Can you check each flag separately and report which one is fixing the output:
MKL_CBWR=AVX python3 ...
CT2_FORCE_CPU_ISA=AVX python3 ...
Additional questions:
- What CTranslate2 version are you using?
- Did you enable a quantization mode? (int8, int16?)
Hi @guillaumekln , only after setting both the flags I am getting proper output.
What CTranslate2 version are you using?
The ctranslate version i am using is 2.12.0
Did you enable a quantization mode? (int8, int16?)

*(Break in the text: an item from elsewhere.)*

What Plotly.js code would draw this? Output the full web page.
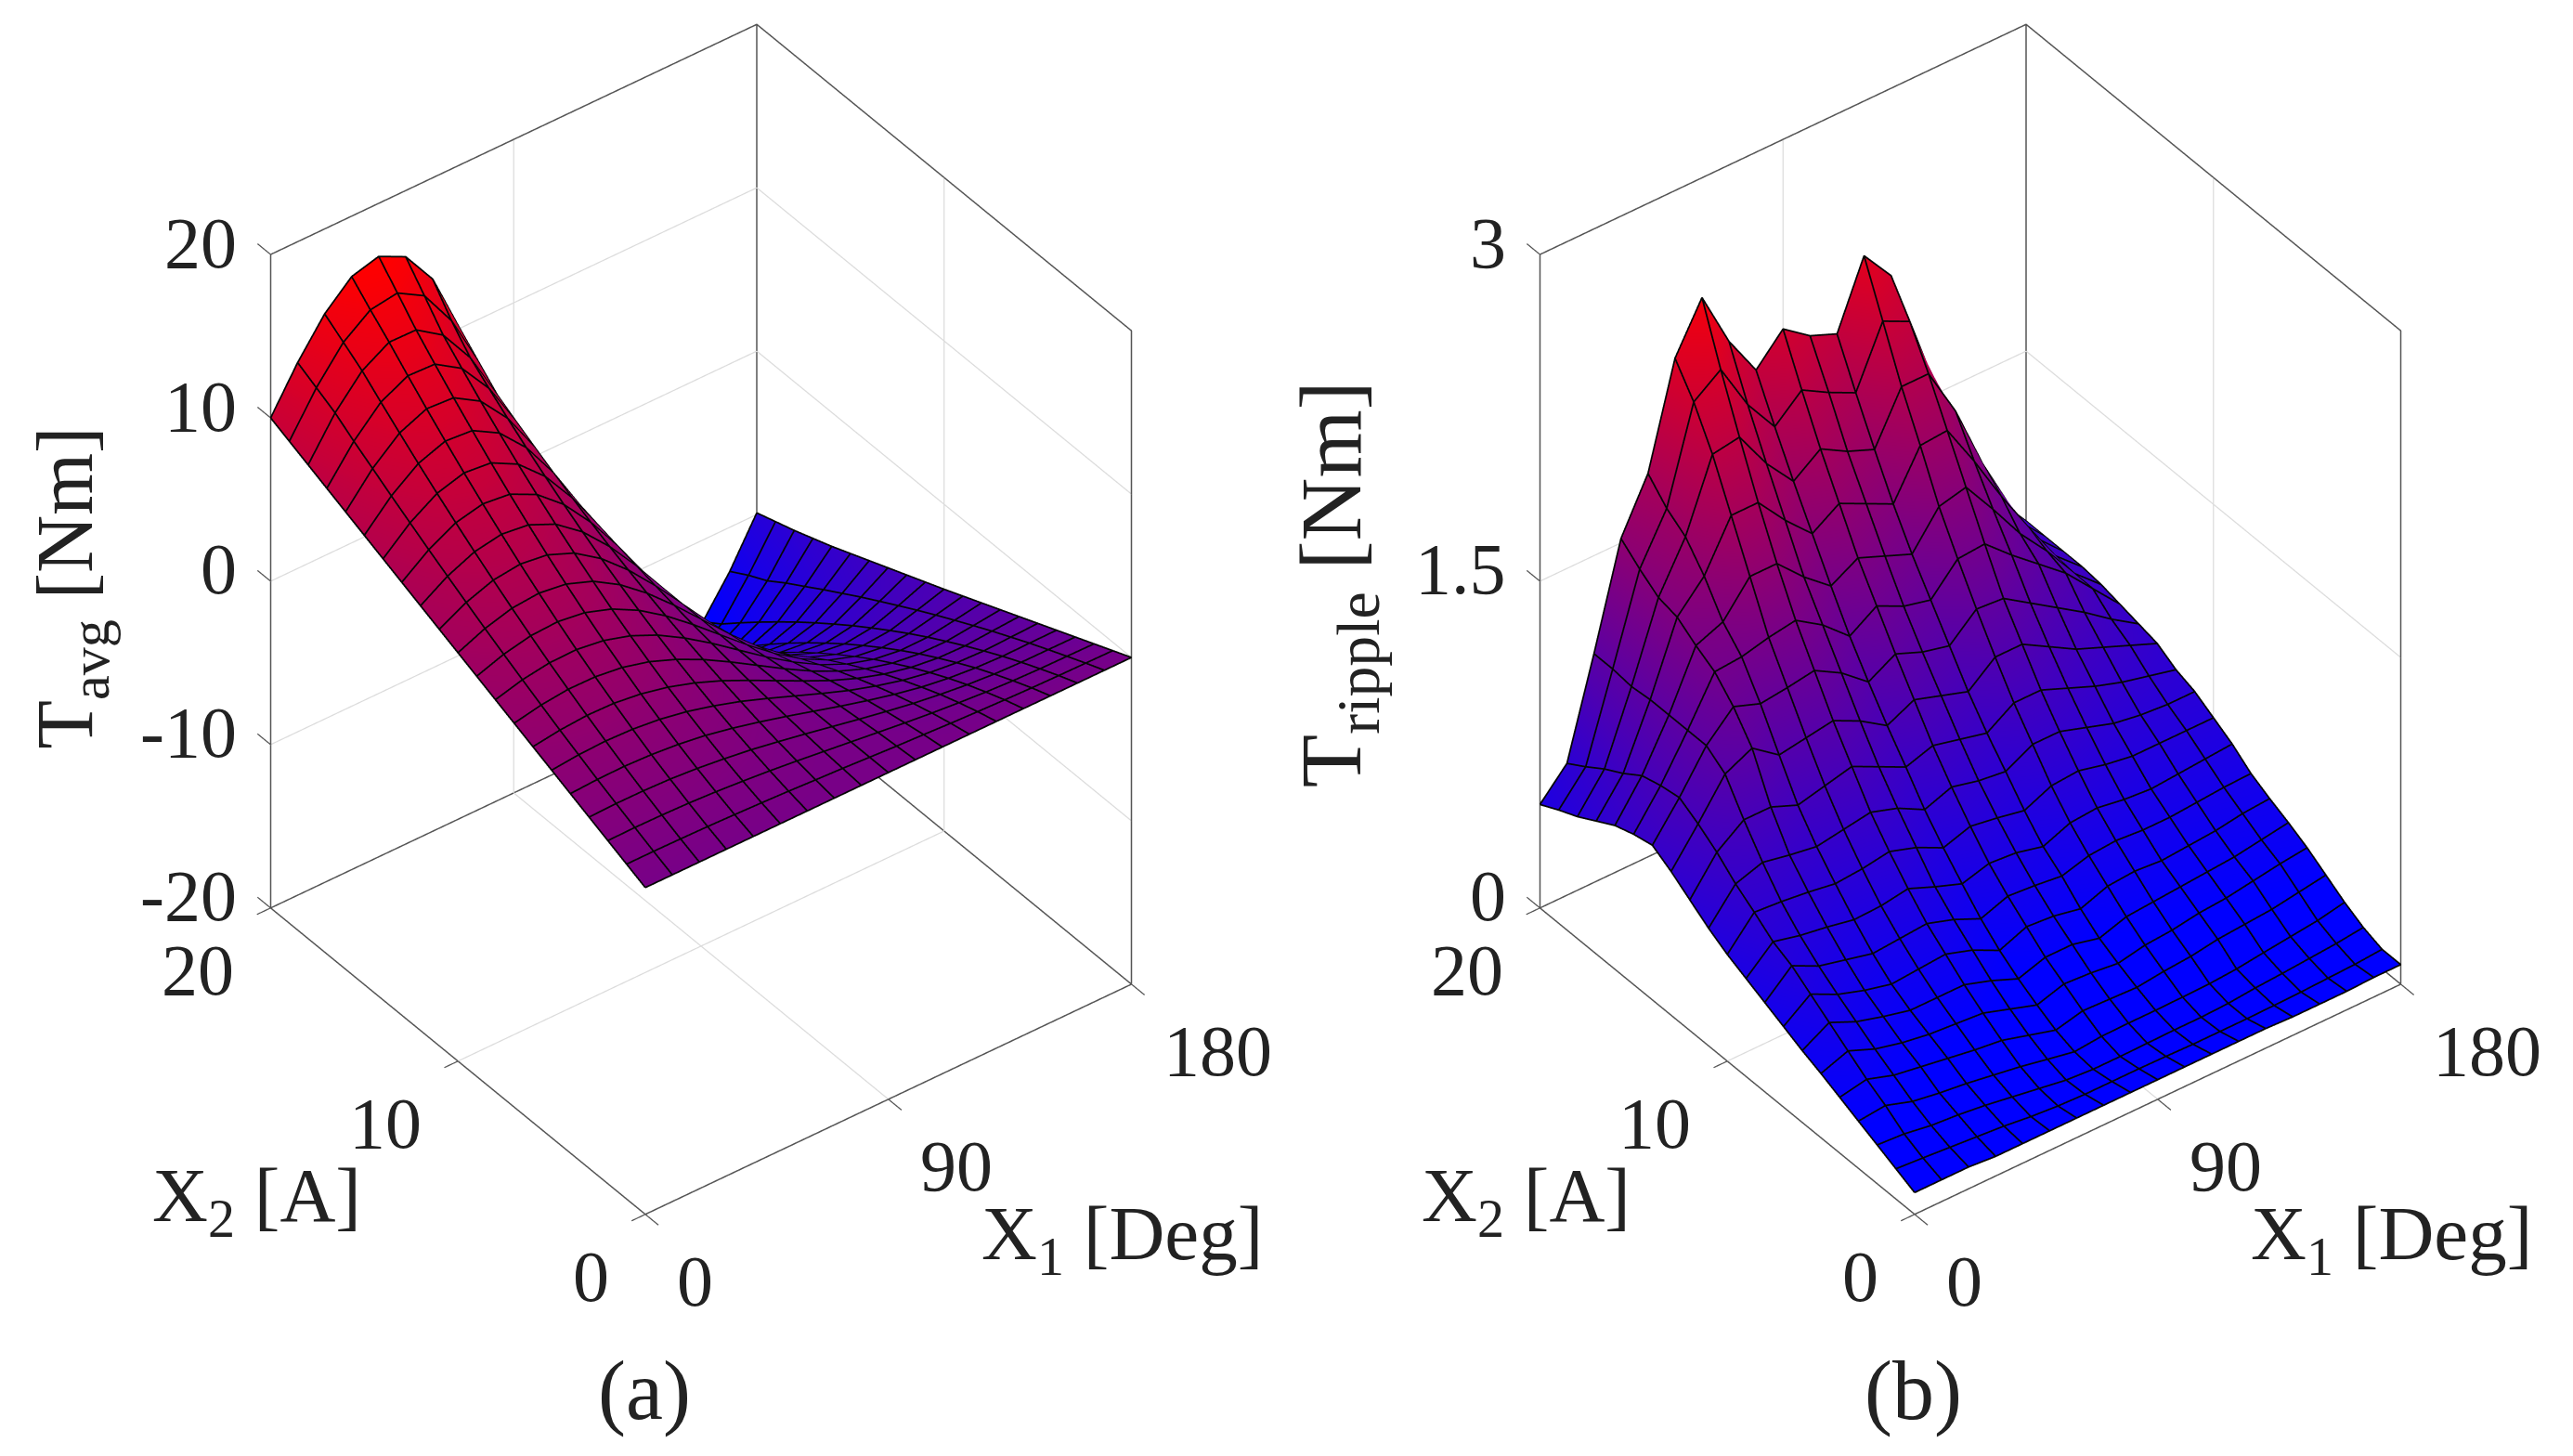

The model is int8 quantized model.
Can i know whether it is necessary to set both the flags , otherwise all the ctranslate models irrespective of quantized or not will produce errored output(Is it the default behaviour of ctranslate2 models).
The ctranslate version i am using is 2.12.0
Please also check with the latest version. It should be the first thing to try before opening an issue.
only after setting both the flags I am getting proper output.
This seems unexpected. It means 2 different libraries (CTranslate2 and Intel MKL) are affected by the issue.
There may be a more general issue on your system. Maybe the KVM virtualization is causing issues with AVX2+? You should try other libraries such as PyTorch and check if there are similar incorrect results on machine 2.
Based on the provided information I don't think the issue is coming from CTranslate2. Feel free to reopen the issue if you can provide more information.